Lucille Fletcher is best known for her suspense classic Sorry, Wrong Number, originally a radio play, later a novel, TV play and motion picture. She has written extensively for both screen and television, and is the author of several successful mystery novels, including Blindfold, . . . And Presumed Dead, The Strange Blue Yawl and The Girl in Cabin B54. She is the author of the recently successful Broadway play Night Watch, which was also a motion picture starring Elizabeth Taylor. A native of Brooklyn and a graduate of Vassar College, Lucille Fletcher lived on the eastern shore of Maryland with her husband, novelist Douglass Wallop, until his death in 1985.
This author bio was adapted from the bio on the dust jacket of an Eighty Dollars to Stamford hardcover.
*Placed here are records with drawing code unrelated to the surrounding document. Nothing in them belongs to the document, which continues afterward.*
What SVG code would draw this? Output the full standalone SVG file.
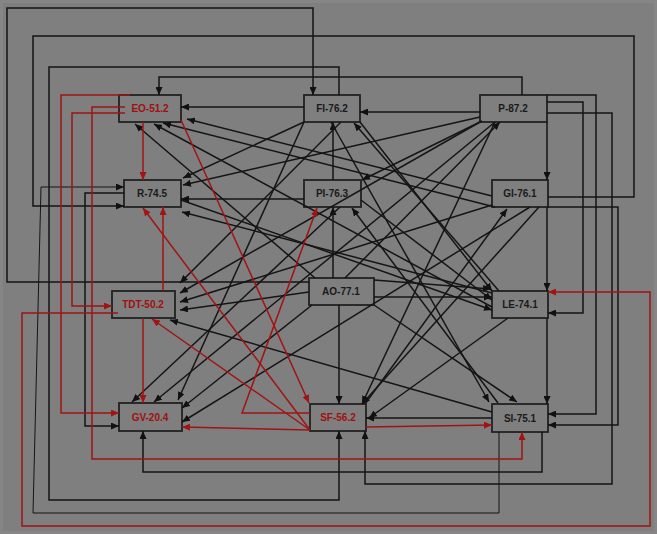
<svg xmlns="http://www.w3.org/2000/svg" width="657" height="534" viewBox="0 0 657 534">
<defs>
<marker id="ab" markerWidth="8" markerHeight="7" refX="8" refY="3.5" orient="auto" markerUnits="userSpaceOnUse"><path d="M0,0 L8,3.5 L0,7 z" fill="#111"/></marker>
<marker id="ar" markerWidth="8" markerHeight="7" refX="8" refY="3.5" orient="auto" markerUnits="userSpaceOnUse"><path d="M0,0 L8,3.5 L0,7 z" fill="#a01414"/></marker>
</defs>
<style>
.bg{fill:#7f7f7f}
.n rect{fill:#7f7f7f;stroke:#222;stroke-width:1.8}
.n text{font-family:"Liberation Sans",Arial,sans-serif;font-size:10px;font-weight:bold;text-anchor:middle;fill:#1a1a1a}
.n.red text{fill:#a01010}
.k path{fill:none;stroke:#151515;stroke-width:1.5}
.k path.b{marker-end:url(#ab)}
.k path.r{stroke:#a01414;marker-end:url(#ar)}
</style>
<rect x="0" y="0" width="657" height="534" fill="#868686"/>
<rect class="bg" x="3" y="3" width="651" height="528"/>
<g id="nodes">
<g id="EO" class="n red"><rect x="119" y="95" width="62" height="27"/><text x="150" y="112">EO-51.2</text></g>
<g id="FI" class="n"><rect x="304" y="95" width="56" height="27"/><text x="332" y="112">FI-76.2</text></g>
<g id="P" class="n"><rect x="480" y="95" width="67" height="27"/><text x="513" y="112">P-87.2</text></g>
<g id="R" class="n"><rect x="124" y="180" width="57" height="27"/><text x="152" y="197">R-74.5</text></g>
<g id="PI" class="n"><rect x="304" y="180" width="57" height="27"/><text x="332" y="197">PI-76.3</text></g>
<g id="GI" class="n"><rect x="492" y="180" width="56" height="27"/><text x="520" y="197">GI-76.1</text></g>
<g id="TDT" class="n red"><rect x="112" y="291" width="63" height="27"/><text x="143" y="308">TDT-50.2</text></g>
<g id="AO" class="n"><rect x="309" y="278" width="65" height="27"/><text x="341" y="295">AO-77.1</text></g>
<g id="LE" class="n"><rect x="492" y="291" width="56" height="27"/><text x="520" y="308">LE-74.1</text></g>
<g id="GV" class="n red"><rect x="119" y="403" width="63" height="28"/><text x="150" y="421">GV-20.4</text></g>
<g id="SF" class="n red"><rect x="310" y="404" width="56" height="27"/><text x="338" y="421">SF-56.2</text></g>
<g id="SI" class="n"><rect x="492" y="404" width="56" height="28"/><text x="520" y="422">SI-75.1</text></g>
</g>
<g id="connectors" class="k">
<path class="b" d="M309,282 H7 V8 H313 V95"/>
<path class="b" d="M548,197 H634 V36 H33 V206 H124"/>
<path class="b" d="M522,95 V77 H159 V95"/>
<path class="b" d="M339,95 V67 H49 V500 H339 V431"/>
<path class="b" d="M499,432 V513 H33 L41,187 H124" style="stroke-width:1"/>
<path class="b" d="M124,193 H85 V426 H119"/>
<path class="b" d="M542,432 V472 H143 V431"/>
<path class="b" d="M547,102 H583 V313 H548"/>
<path class="b" d="M547,95 H596 V414 H548"/>
<path class="b" d="M548,207 H618 V425 H548"/>
<path class="b" d="M547,113 H612 V484 H365 V431"/>
<path class="b" d="M547,122 V180"/>
<path class="b" d="M547,207 V291"/>
<path class="b" d="M547,318 V404"/>
<path class="b" d="M304,107 H181"/>
<path class="b" d="M480,112 H360"/>
<path class="b" d="M333,180 V122"/>
<path class="b" d="M333,278 V207"/>
<path class="b" d="M339,305 V404"/>
<path class="b" d="M304,199 H181"/>
<path class="b" d="M492,418 H366"/>
<path class="b" d="M374,297 H492"/>
<path class="b" d="M374,280 L491,289"/>
<path class="b" d="M492,196 L187,119"/>
<path class="b" d="M492,307 L154,124"/>
<path class="b" d="M315,278 L135,124"/>
<path class="b" d="M495,207 L163,123"/>
<path class="b" d="M499,291 L354,123"/>
<path class="b" d="M304,122 L183,178"/>
<path class="b" d="M480,117 L183,185"/>
<path class="b" d="M482,121 L362,180"/>
<path class="b" d="M492,293 L182,212"/>
<path class="b" d="M341,122 L180,283"/>
<path class="b" d="M480,122 L180,293"/>
<path class="b" d="M492,205 L180,302"/>
<path class="b" d="M309,292 L180,310"/>
<path class="b" d="M492,412 L170,320"/>
<path class="b" d="M304,122 L178,400"/>
<path class="b" d="M340,207 L132,402"/>
<path class="b" d="M495,122 L154,402"/>
<path class="b" d="M312,305 L182,408"/>
<path class="b" d="M530,207 L182,422"/>
<path class="b" d="M360,122 L492,291"/>
<path class="b" d="M331,122 L489,402"/>
<path class="b" d="M495,122 L362,404"/>
<path class="b" d="M539,207 L362,404"/>
<path class="b" d="M365,404 L507,209"/>
<path class="b" d="M508,318 L369,418"/>
<path class="b" d="M361,200 L492,300"/>
<path class="b" d="M498,403 L352,208"/>
<path class="b" d="M374,305 L517,402"/>
<path class="b" d="M345,278 L500,122"/>
<path class="b" d="M181,200 L492,310"/>
<path class="r" d="M130,95 H61 V413 H119"/>
<path class="r" d="M125,113 H72 V306 H112"/>
<path class="r" d="M125,107 H92 V459 H522 V432"/>
<path class="r" d="M118,313 H22 V526 H650 V292 H548"/>
<path class="r" d="M143,122 V180"/>
<path class="r" d="M163,291 V207"/>
<path class="r" d="M143,318 V403"/>
<path class="r" d="M181,120 L309,403"/>
<path class="r" d="M310,430 L182,427"/>
<path class="r" d="M310,430 L152,319"/>
<path class="r" d="M310,430 L143,208"/>
<path class="r" d="M310,413 H242 L317,208"/>
<path class="r" d="M366,427 L492,425"/>
</g>
</svg>
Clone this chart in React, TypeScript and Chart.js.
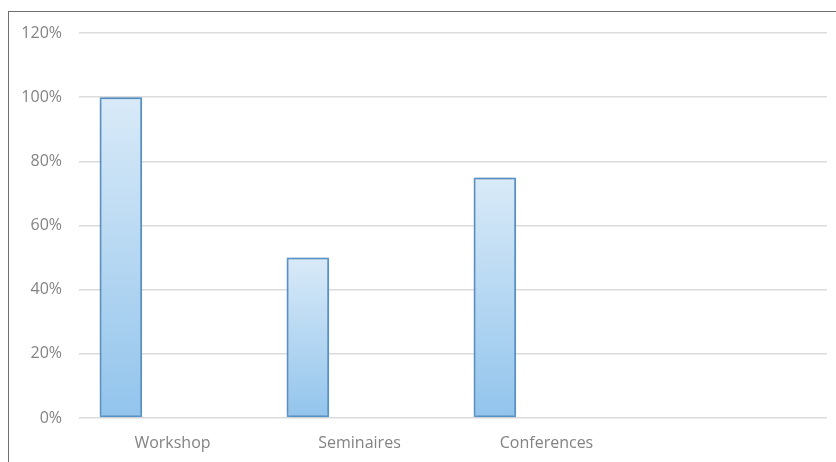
import React, { useEffect, useRef } from "react";
import { Chart, registerables } from "chart.js";

Chart.register(...registerables);

const categories: string[] = ["Workshop", "Seminaires", "Conferences", ""];
const participation: (number | null)[] = [100, 50, 75, null];
const emptySeriesB: (number | null)[] = [null, null, null, null];
const emptySeriesC: (number | null)[] = [null, null, null, null];
const yTicks: number[] = [0, 20, 40, 60, 80, 100, 120];

const FONT = "'Open Sans', sans-serif";
const TEXT = "#838383";
const GRID = "#dcdcdc";

function barGradient(ctx: any) {
  const chart = ctx.chart;
  const y = chart.scales?.y;
  if (!chart.chartArea || !y || ctx.raw == null) return "#b5d6f2";
  const top = y.getPixelForValue(ctx.raw);
  const bottom = y.getPixelForValue(0);
  const g = chart.ctx.createLinearGradient(0, top, 0, bottom);
  g.addColorStop(0, "#d9eaf8");
  g.addColorStop(1, "#92c4ec");
  return g;
}

const shadowPlugin = {
  id: "barShadow",
  beforeDatasetsDraw(chart: any) {
    const c = chart.ctx;
    c.save();
    c.shadowColor = "rgba(0,0,0,0.3)";
    c.shadowBlur = 5;
    c.shadowOffsetX = 0;
    c.shadowOffsetY = 0;
  },
  afterDatasetsDraw(chart: any) {
    chart.ctx.restore();
  },
};

export default function App() {
  const ref = useRef<HTMLCanvasElement | null>(null);

  useEffect(() => {
    if (!ref.current) return;
    const ds = (data: (number | null)[]) => ({
      data,
      backgroundColor: barGradient,
      borderColor: "#5b9bd5",
      borderWidth: 2,
      borderSkipped: false as const,
      categoryPercentage: 0.828,
      barPercentage: 0.825,
    });
    const chart = new Chart(ref.current, {
      type: "bar",
      data: {
        labels: categories,
        datasets: [ds(participation), ds(emptySeriesB), ds(emptySeriesC)],
      },
      options: {
        animation: false,
        responsive: false,
        maintainAspectRatio: false,
        devicePixelRatio: 1,
        layout: { padding: { top: 33, right: 9, left: 0, bottom: 0 } },
        plugins: {
          legend: { display: false },
          tooltip: { enabled: false },
        },
        scales: {
          x: {
            grid: { display: false, drawTicks: false },
            border: { display: false },
            ticks: {
              color: TEXT,
              font: { family: FONT, size: 16 },
              padding: 16,
              maxRotation: 0,
              autoSkip: false,
            },
            afterFit(scale: any) {
              scale.height = 44;
            },
          },
          y: {
            min: 0,
            max: 120,
            afterBuildTicks(scale: any) {
              scale.ticks = yTicks.map((v) => ({ value: v }));
            },
            grid: { color: GRID, lineWidth: 1.5, drawTicks: false },
            border: { display: false },
            ticks: {
              color: TEXT,
              font: { family: FONT, size: 16 },
              padding: 17,
              callback: (v: any) => `${v}%`,
            },
            afterFit(scale: any) {
              scale.width = 79;
            },
          },
        },
      },
      plugins: [shadowPlugin],
    });
    return () => chart.destroy();
  }, []);

  return (
    <div style={{ position: "fixed", left: 0, top: 0, width: 836, height: 462, background: "#fff" }}>
      <canvas ref={ref} width={836} height={462} style={{ position: "absolute", left: 0, top: 0, width: 836, height: 462 }} />
      <div
        style={{
          position: "absolute",
          left: 8,
          top: 11,
          width: 840,
          height: 460,
          borderTop: "1px solid #6f6f6f",
          borderLeft: "1px solid #6f6f6f",
          pointerEvents: "none",
        }}
      />
    </div>
  );
}
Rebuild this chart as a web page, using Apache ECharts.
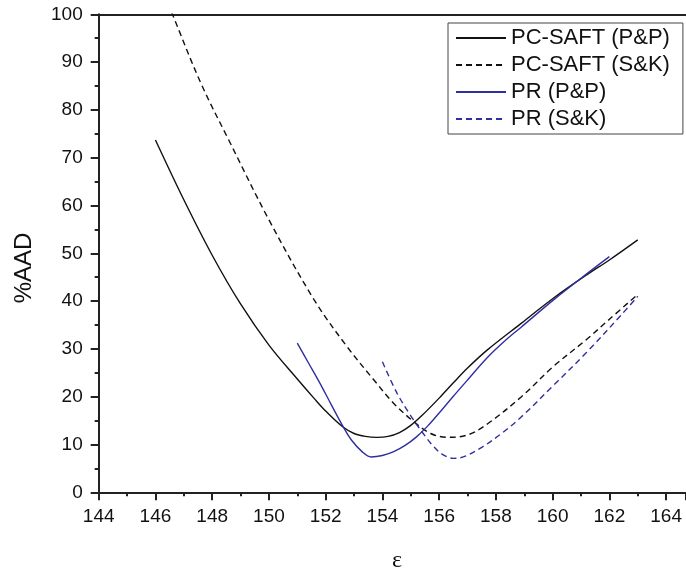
<!DOCTYPE html>
<html>
<head>
<meta charset="utf-8">
<script src="https://cdn.jsdelivr.net/npm/echarts@6/dist/echarts.min.js"></script>
<style>
html,body{margin:0;padding:0;background:#fff;}
#chart{width:686px;height:571px;}
</style>
</head>
<body>
<div id="chart"></div>
<script>
// Series data: [epsilon, %AAD]
var seriesNames = ['PC-SAFT (P&P)', 'PC-SAFT (S&K)', 'PR (P&P)', 'PR (S&K)'];
var pcsaftPP = [[146.0,73.7],[147.0,61.2],[148.0,49.6],[149.0,39.4],[150.0,30.8],[151.0,23.7],[151.6,19.6],[152.0,17.0],[152.6,13.7],[153.0,12.3],[153.4,11.7],[153.8,11.5],[154.2,11.7],[154.6,12.5],[155.0,14.0],[155.4,16.1],[156.0,19.7],[156.5,22.9],[157.0,26.0],[157.7,29.8],[158.9,35.4],[160.0,40.5],[161.2,45.5],[162.0,48.6],[163.0,52.8]];
var pcsaftSK = [[146.3,104.4],[146.6,100.0],[147.6,85.6],[148.6,73.5],[150.0,57.0],[151.6,40.2],[152.75,30.5],[153.7,23.5],[154.4,18.6],[155.1,14.8],[155.7,12.3],[156.3,11.5],[157.0,12.0],[157.7,14.3],[158.9,20.0],[160.0,26.2],[161.2,32.0],[162.0,36.2],[163.0,41.4]];
var prPP = [[151.0,31.2],[151.4,27.0],[151.8,22.8],[152.2,18.3],[152.6,13.9],[152.9,11.0],[153.3,8.4],[153.6,7.4],[154.0,7.7],[154.4,8.5],[154.8,9.8],[155.2,11.6],[155.6,13.9],[156.0,16.6],[156.5,20.1],[157.0,23.5],[157.7,28.2],[158.3,31.6],[158.9,34.6],[160.0,40.1],[161.2,45.7],[162.0,49.3]];
var prSK = [[154.0,27.3],[154.5,20.9],[155.0,16.0],[155.5,11.8],[155.8,9.6],[156.1,8.0],[156.5,7.1],[156.9,7.5],[157.5,9.4],[158.2,12.3],[158.9,15.8],[160.0,22.2],[161.2,29.3],[162.4,37.0],[163.0,41.0]];
var xMin = 144, xMax = 164.7, xStep = 2;
var yMin = 0, yMax = 100, yStep = 10;
var xTitle = 'ε', yTitle = '%AAD';

var black = '#111111', blue = '#2f2f9f';
var axisColor = '#222222';
var font = 'Liberation Sans, Arial, sans-serif';

var chart = echarts.init(document.getElementById('chart'));
function mk(name, data, color, dashed) {
  return {
    name: name, type: 'line', data: data, symbol: 'none', smooth: 0.35,
    clip: true,
    lineStyle: {color: color, width: 1.4, type: dashed ? [6, 4] : 'solid'},
    itemStyle: {color: color},
    emphasis: {disabled: true}
  };
}
chart.setOption({
  animation: false,
  backgroundColor: '#ffffff',
  grid: {left: 98.7, top: 14.3, right: 0, bottom: 78.7, containLabel: false},
  legend: {
    orient: 'vertical', left: 448, top: 23,
    data: seriesNames,
    backgroundColor: '#ffffff', borderColor: '#444444', borderWidth: 1,
    padding: [4, 13, 4, 7],
    itemWidth: 50, itemHeight: 14, itemGap: 5,
    itemStyle: {opacity: 0},
    textStyle: {fontFamily: font, fontSize: 22, lineHeight: 22, color: '#111'},
    z: 10
  },
  graphic: [
    {type: 'text', x: 24, y: 268, rotation: Math.PI / 2, z: 10,
     style: {text: yTitle, fontFamily: font, fontSize: 24, fill: '#111', align: 'center', verticalAlign: 'middle'}},
    {type: 'text', x: 397, y: 561, z: 10,
     style: {text: xTitle, fontFamily: 'Liberation Serif, serif', fontSize: 24, fill: '#111', align: 'center', verticalAlign: 'middle'}}
  ],
  xAxis: [{
    type: 'value', min: xMin, max: xMax, interval: xStep,
    axisLine: {show: true, onZero: false, lineStyle: {color: axisColor, width: 2}},
    axisTick: {show: true, length: 8, lineStyle: {color: axisColor, width: 2}},
    minorTick: {show: true, splitNumber: 2, length: 4, lineStyle: {color: axisColor, width: 2}},
    axisLabel: {fontFamily: font, fontSize: 19, color: '#111', margin: 15, showMaxLabel: false},
    splitLine: {show: false}
  }, {
    type: 'value', position: 'top', min: xMin, max: xMax, interval: xStep,
    axisLine: {show: true, onZero: false, lineStyle: {color: axisColor, width: 2}},
    axisTick: {show: false}, axisLabel: {show: false}, splitLine: {show: false}
  }],
  yAxis: {
    type: 'value', min: yMin, max: yMax, interval: yStep,
    axisLine: {show: true, onZero: false, lineStyle: {color: axisColor, width: 2}},
    axisTick: {show: true, length: 8, lineStyle: {color: axisColor, width: 2}},
    minorTick: {show: true, splitNumber: 2, length: 4, lineStyle: {color: axisColor, width: 2}},
    axisLabel: {fontFamily: font, fontSize: 19, color: '#111', margin: 16},
    splitLine: {show: false}
  },
  series: [
    mk(seriesNames[0], pcsaftPP, black, false),
    mk(seriesNames[1], pcsaftSK, black, true),
    mk(seriesNames[2], prPP, blue, false),
    mk(seriesNames[3], prSK, blue, true)
  ]
});
</script>
</body>
</html>
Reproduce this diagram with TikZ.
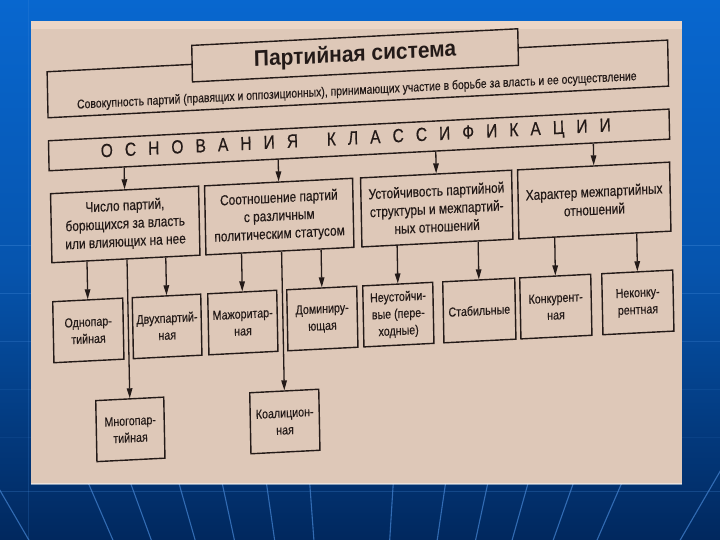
\documentclass[tikz,border=0pt]{standalone}
\usepackage{fontspec}
\setmainfont{Liberation Sans}[FakeStretch=0.82,FakeBold=0.35]
\newfontfamily\titlefont{Liberation Sans}[FakeStretch=0.93]
\usetikzlibrary{arrows.meta,calc}
\definecolor{ink}{HTML}{231A18}
\definecolor{paper}{HTML}{DEC8B8}
\definecolor{paperedge}{HTML}{EBD5C6}
\definecolor{bgtop}{HTML}{0867CF}
\definecolor{bgbot}{HTML}{01285E}
\definecolor{fanline}{HTML}{3E7BC6}
\definecolor{gridline}{HTML}{4A90E0}
\newcommand\linkbox[2]{\draw[arr] (intersection of #1.south west--#1.south east and #2.north--#2.south) -- (#2.north);}
\begin{document}
\begin{tikzpicture}[x=1pt,y=-1pt,
  box/.style={draw=ink, line width=1.4pt, inner sep=0pt, align=center, transform shape, text=ink},
  cat/.style={box, minimum height=69pt, font=\fontsize{14.5}{18}\selectfont},
  leaf/.style={box, minimum height=61pt, font=\fontsize{13}{17}\selectfont},
  arr/.style={draw=ink, line width=1.3pt, -{Triangle[length=10pt,width=5.5pt]}}
]
\useasboundingbox (0,0) rectangle (720,540);
% slide background
\shade[top color=bgtop, bottom color=bgbot, middle color=bgtop!70!bgbot] (0,0) rectangle (720,540);
\foreach \yy/\op in {245/0.35,293/0.3,341/0.25,389/0.12,437/0.1,491/0.25}
  \draw[gridline, opacity=\op, line width=0.8pt] (0,\yy) -- (720,\yy);
\draw[gridline, opacity=0.2, line width=0.8pt] (28,0) -- (28,540);
\foreach \xx in {-2,90,132,180,223,267,310,393,445,487,527,572,620,711}
  \draw[fanline, opacity=0.8, line width=1.1pt] (355,1100) -- ($(355,1100)!1.03!(\xx,487)$);
% paper
\fill[paper] (30.7,21) rectangle (681.7,483.5);
\fill[paperedge] (30.7,21) rectangle (681.7,29);
\draw[white, opacity=0.5, line width=1.2pt] (30.7,484) -- (681.7,484);

\begin{scope}[cm={1,0.051,-0.02,1,(-5pt,-18.36pt)}]
  \node[box, minimum width=620.5pt, minimum height=46pt] (sov) at (361.25,79) {};
  \node[transform shape, text=ink, font=\fontsize{12.7}{15}\selectfont] (sovtxt) at (360,91)
    {Совокупность партий (правящих и оппозиционных), принимающих участие в борьбе за власть и ее осуществление};
  \node[box, fill=paper, minimum width=326pt, minimum height=36.5pt,
        font=\titlefont\bfseries\fontsize{22.5}{25}\selectfont] (title) at (359,55.3) {Партийная система};
  \node[box, minimum width=620.5pt, minimum height=30pt] (osn) at (361.25,140) {};
  \node[transform shape, text=ink, font=\fontsize{19}{22}\selectfont] (osntxt) at (358,139.5)
    {\hbox to 510pt{О\hfil С\hfil Н\hfil О\hfil В\hfil А\hfil Н\hfil И\hfil Я\hskip 0pt plus 2.4fil К\hfil Л\hfil А\hfil С\hfil С\hfil И\hfil Ф\hfil И\hfil К\hfil А\hfil Ц\hfil И\hfil И}};
  % categories
  \node[cat, minimum width=148pt] (c1) at (126,212.5) {Число партий,\\борющихся за власть\\или влияющих на нее};
  \node[cat, minimum width=148pt] (c2) at (280,212.5) {Соотношение партий\\с различным\\политическим статусом};
  \node[cat, minimum width=151pt] (c3) at (437.5,212.5) {Устойчивость партийной\\структуры и межпартий-\\ных отношений};
  \node[cat, minimum width=152pt] (c4) at (595,212.5) {Характер межпартийных\\отношений};
  % leaves
  \node[leaf, minimum width=70pt] (b1) at (87,316.5) {Однопар-\\тийная};
  \node[leaf, minimum width=68.5pt] (b2) at (165.75,316.5) {Двухпартий-\\ная};
  \node[leaf, minimum width=69pt] (b3) at (241.5,316.5) {Мажоритар-\\ная};
  \node[leaf, minimum width=70pt] (b4) at (321,316.5) {Доминиру-\\ющая};
  \node[leaf, minimum width=70pt] (b5) at (397,316.5) {Неустойчи-\\вые (пере-\\ходные)};
  \node[leaf, minimum width=72pt] (b6) at (478,316.5) {Стабильные};
  \node[leaf, minimum width=71pt] (b7) at (554.5,316.5) {Конкурент-\\ная};
  \node[leaf, minimum width=71pt] (b8) at (636.5,316.5) {Неконку-\\рентная};
  \node[leaf, minimum width=68pt] (m) at (127,417.5) {Многопар-\\тийная};
  \node[leaf, minimum width=69pt] (k) at (281.5,417.5) {Коалицион-\\ная};
  % connectors
  \linkbox{osn}{c1}
  \linkbox{osn}{c2}
  \linkbox{osn}{c3}
  \linkbox{osn}{c4}
  \linkbox{c1}{b1}
  \linkbox{c1}{m}
  \linkbox{c1}{b2}
  \linkbox{c2}{b3}
  \linkbox{c2}{k}
  \linkbox{c2}{b4}
  \linkbox{c3}{b5}
  \linkbox{c3}{b6}
  \linkbox{c4}{b7}
  \linkbox{c4}{b8}
\end{scope}
\end{tikzpicture}
\end{document}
Loopy Cold War novel about a psychotherapist called in by a shadowy arm of the government to psychoanalyze a nuclear scientist who has gone insane and refuses to take a bag off of his head. Unfortunately, the only mystery I really wanted solved in the book is never solved. At least Fletcher addresses it at the end with a sort of shrug-I-guess-we'll-never-know.
Absorbing, small scale and well-written Cold War espionage novel by the radio mystery legend. Fletcher constructs some very cinematic sequences throughout the book, especially the mysterious meeting in a hotel lobby. More of those would have made the short novel impressively riveting.